True forgiveness is when you can look inside and see no hatred, negativities or any strings attached to past bitter experiences. You begin to see the good in you and it isn’t being vain or narcissistic. You’ll be freed from the burden of all the bad things that happened and that truly is a gift that only those who are prepared to look beyond remorse and anger will experience. That, my friend, is the Freedom in Forgiveness.

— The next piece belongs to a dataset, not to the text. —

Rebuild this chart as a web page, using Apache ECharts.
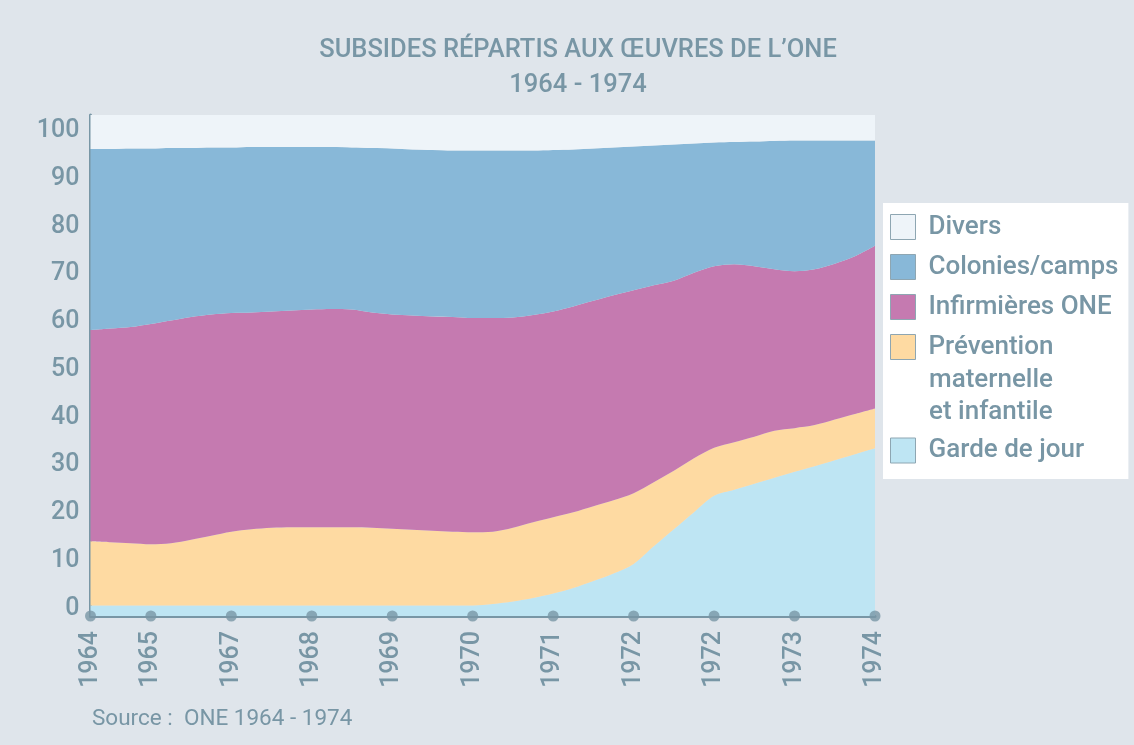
<!DOCTYPE html>
<html>
<head>
<meta charset="utf-8">
<title>Subsides répartis aux œuvres de l'ONE</title>
<script src="https://cdn.jsdelivr.net/npm/echarts@6/dist/echarts.min.js"></script>
<style>
  html, body { margin: 0; padding: 0; background: #dfe5eb; }
  #chart { width: 1134px; height: 745px; }
</style>
</head>
<body>
<div id="chart"></div>
<script>
// x axis is cut in quarter slots, year labels sit on some of them
const slotCount = 40;
const yearLabels = ['1964', '1965', '1967', '1968', '1969', '1970', '1971', '1972', '1972', '1973', '1974'];
const labelSlots = [0, 3, 7, 11, 15, 19, 23, 27, 31, 35, 39];
const yTicks = [0, 10, 20, 30, 40, 50, 60, 70, 80, 90, 100];

// shares (%) per slot, bottom to top of the stack
const garde = [2.1, 2.1, 2.1, 2.1, 2.1, 2.1, 2.1, 2.1, 2.1, 2.1,
  2.1, 2.1, 2.1, 2.1, 2.1, 2.1, 2.1, 2.1, 2.1, 2.1,
  2.4, 2.9, 3.6, 4.5, 5.6, 7.0, 8.5, 10.4, 13.9, 17.3,
  20.7, 24.0, 25.2, 26.4, 27.6, 28.8, 29.9, 31.1, 32.3, 33.5];
const prevention = [12.8, 12.6, 12.4, 12.2, 12.4, 13.1, 13.9, 14.7, 15.2, 15.5,
  15.6, 15.6, 15.6, 15.6, 15.5, 15.3, 15.1, 14.9, 14.7, 14.6,
  14.4, 14.7, 15.1, 15.2, 15.1, 14.9, 14.6, 14.1, 12.8, 11.7,
  10.8, 9.6, 9.5, 9.4, 9.4, 8.7, 8.2, 8.1, 8.0, 7.9];
const infirmieres = [42.2, 42.7, 43.2, 44.0, 44.5, 44.5, 44.2, 43.7, 43.3, 43.2,
  43.3, 43.5, 43.6, 43.5, 43.0, 42.8, 42.8, 42.8, 42.9, 42.8,
  42.7, 42.0, 41.4, 41.1, 41.1, 41.0, 40.9, 40.5, 39.3, 37.9,
  37.0, 36.2, 35.5, 34.0, 32.2, 31.3, 31.1, 31.1, 31.5, 32.5];
const colonies = [36.1, 35.8, 35.6, 35.0, 34.4, 33.7, 33.3, 33.0, 33.0, 32.8,
  32.6, 32.4, 32.3, 32.3, 32.8, 33.1, 33.1, 33.2, 33.2, 33.4,
  33.4, 33.3, 32.8, 32.2, 31.3, 30.4, 29.5, 28.7, 27.9, 27.2,
  25.8, 24.7, 24.4, 24.9, 25.6, 26.1, 25.7, 24.6, 23.1, 21.0];
const divers = [6.8, 6.8, 6.7, 6.7, 6.6, 6.6, 6.5, 6.5, 6.4, 6.4,
  6.4, 6.4, 6.4, 6.5, 6.6, 6.7, 6.9, 7.0, 7.1, 7.1,
  7.1, 7.1, 7.1, 7.0, 6.9, 6.7, 6.5, 6.3, 6.1, 5.9,
  5.7, 5.5, 5.4, 5.3, 5.2, 5.1, 5.1, 5.1, 5.1, 5.1];

const PREV_NAME = 'Prévention maternelle et infantile';
const textColor = '#7896a5';
const font = 'Roboto, "Open Sans", sans-serif';

// category per slot, label text only where a year is shown
const categories = [];
for (let i = 0; i < slotCount; i++) {
  const k = labelSlots.indexOf(i);
  categories.push(k >= 0 ? yearLabels[k] : '');
}

// y labels in the original sit a bit inside the 0-100 span
const yLabelOffset = 1.5;
const yLabelScale = 0.9535;

function areaSeries(name, data, color) {
  return {
    name: name,
    type: 'line',
    stack: 'total',
    data: data,
    smooth: 0.3,
    showSymbol: false,
    symbol: 'none',
    lineStyle: { width: 0 },
    itemStyle: { color: color },
    areaStyle: { color: color, opacity: 1 },
    silent: true
  };
}

const legendText = {
  color: textColor,
  fontSize: 26,
  fontWeight: 500,
  fontFamily: font,
  lineHeight: 32,
  padding: [0, 0, 0, 8]
};

const chart = echarts.init(document.getElementById('chart'));
chart.setOption({
  backgroundColor: '#dfe5eb',
  animation: false,
  textStyle: { fontFamily: font },
  title: [
    {
      text: 'SUBSIDES RÉPARTIS AUX ŒUVRES DE L\u2019ONE\n1964 - 1974',
      left: 578,
      top: 33.5,
      textAlign: 'center',
      padding: 0,
      textStyle: {
        color: textColor,
        fontSize: 25.5,
        fontWeight: 500,
        fontFamily: font,
        lineHeight: 35
      }
    },
    {
      text: 'Source :  ONE 1964 - 1974',
      left: 92,
      top: 708,
      padding: 0,
      textStyle: {
        color: textColor,
        fontSize: 22.5,
        fontWeight: 'normal',
        fontFamily: font
      }
    }
  ],
  legend: [
    {
      orient: 'vertical',
      left: 883,
      top: 203,
      padding: [8, 10, 116, 7],
      backgroundColor: '#ffffff',
      itemWidth: 25,
      itemHeight: 25,
      itemGap: 8,
      icon: 'rect',
      selectedMode: false,
      itemStyle: { borderColor: '#8ea6b2', borderWidth: 1 },
      textStyle: legendText,
      formatter: function (name) {
        return name === PREV_NAME ? 'Prévention' : name;
      },
      data: ['Divers', 'Colonies/camps', 'Infirmières ONE', PREV_NAME]
    },
    {
      orient: 'vertical',
      left: 883,
      top: 434.5,
      z: 6,
      padding: [0, 0, 0, 7],
      itemWidth: 25,
      itemHeight: 25,
      icon: 'rect',
      selectedMode: false,
      itemStyle: { borderColor: '#8ea6b2', borderWidth: 1 },
      textStyle: legendText,
      data: ['Garde de jour']
    }
  ],
  graphic: [
    {
      type: 'text',
      x: 929,
      y: 396,
      z: 10,
      style: {
        text: 'maternelle\net infantile',
        fill: textColor,
        font: '500 26px ' + font,
        lineHeight: 32,
        verticalAlign: 'middle'
      }
    }
  ],
  grid: {
    left: 90.5,
    right: 259,
    top: 115,
    bottom: 129,
    containLabel: false
  },
  xAxis: {
    type: 'category',
    data: categories,
    boundaryGap: false,
    axisLine: { lineStyle: { color: textColor, width: 3 } },
    axisTick: { show: false },
    splitLine: { show: false },
    axisLabel: {
      interval: function (index) { return labelSlots.indexOf(index) >= 0; },
      rotate: 90,
      margin: 15,
      color: textColor,
      fontSize: 25,
      fontWeight: 500,
      fontFamily: font
    }
  },
  yAxis: {
    type: 'value',
    min: 0,
    max: 100,
    axisLine: { show: true, lineStyle: { color: textColor, width: 3 } },
    axisTick: { show: false },
    splitLine: { show: false },
    axisLabel: {
      customValues: yTicks.map(function (t) { return yLabelOffset + t * yLabelScale; }),
      formatter: function (v) {
        return String(Math.round((v - yLabelOffset) / yLabelScale));
      },
      margin: 11,
      color: textColor,
      fontSize: 25,
      fontWeight: 500,
      fontFamily: font
    }
  },
  series: [
    areaSeries('Garde de jour', garde, '#bee5f3'),
    areaSeries(PREV_NAME, prevention, '#fedaa2'),
    areaSeries('Infirmières ONE', infirmieres, '#c57ab0'),
    areaSeries('Colonies/camps', colonies, '#88b8d8'),
    areaSeries('Divers', divers, '#eef4f9'),
    {
      type: 'scatter',
      data: labelSlots.map(function (s) { return [s, 0]; }),
      symbolSize: 11,
      clip: false,
      silent: true,
      z: 5,
      itemStyle: { color: textColor }
    }
  ]
});
</script>
</body>
</html>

Chapter 2 – The Power of Forgiveness and How it Can Benefit You
When you are angry, it’s hard to understand that forgiveness works two ways. It lets someone get away with actions that are unacceptable and that’s the side that most people see, but there’s much more to it than that. It lets you get away without all the bitterness. Let’s look at the ways in which forgiveness helps you. After all, this is a fundamental benefit that you deprive yourself of if you cannot forgive:
What is The Difference Between Forgiving
Someone and Condoning Their Actions?
There is a difference between forgiving someone and condoning their actions. There are a lot of kids today who had experienced child abuse at some point in their lives. So what happens to the upbringing of the child? There are only 3 possible outcomes: One is that they’ll be totally broken down, afraid of their parents, and have low self-esteem. The second possible outcome is that they’ll hate their parents deep to the core, go against every word they say, and become a ‘rebel’ child. In the future, they might even follow their parents’ footstep, thinking that “This is how it should be. I was brought up this way anyway!”
The third possible outcome is they simply forgive and learn from their experience. As a result, they could avoid the same mistake and shape their character into a more compassionate human being. It sure takes a lot of courage, but what you gain is so much more than what is lost. If you don’t learn to forgive, you begin to be the perpetrator and the lack of forgiveness is every bit as wrong as holding onto the memory and allowing it to cloud your judgment in the future.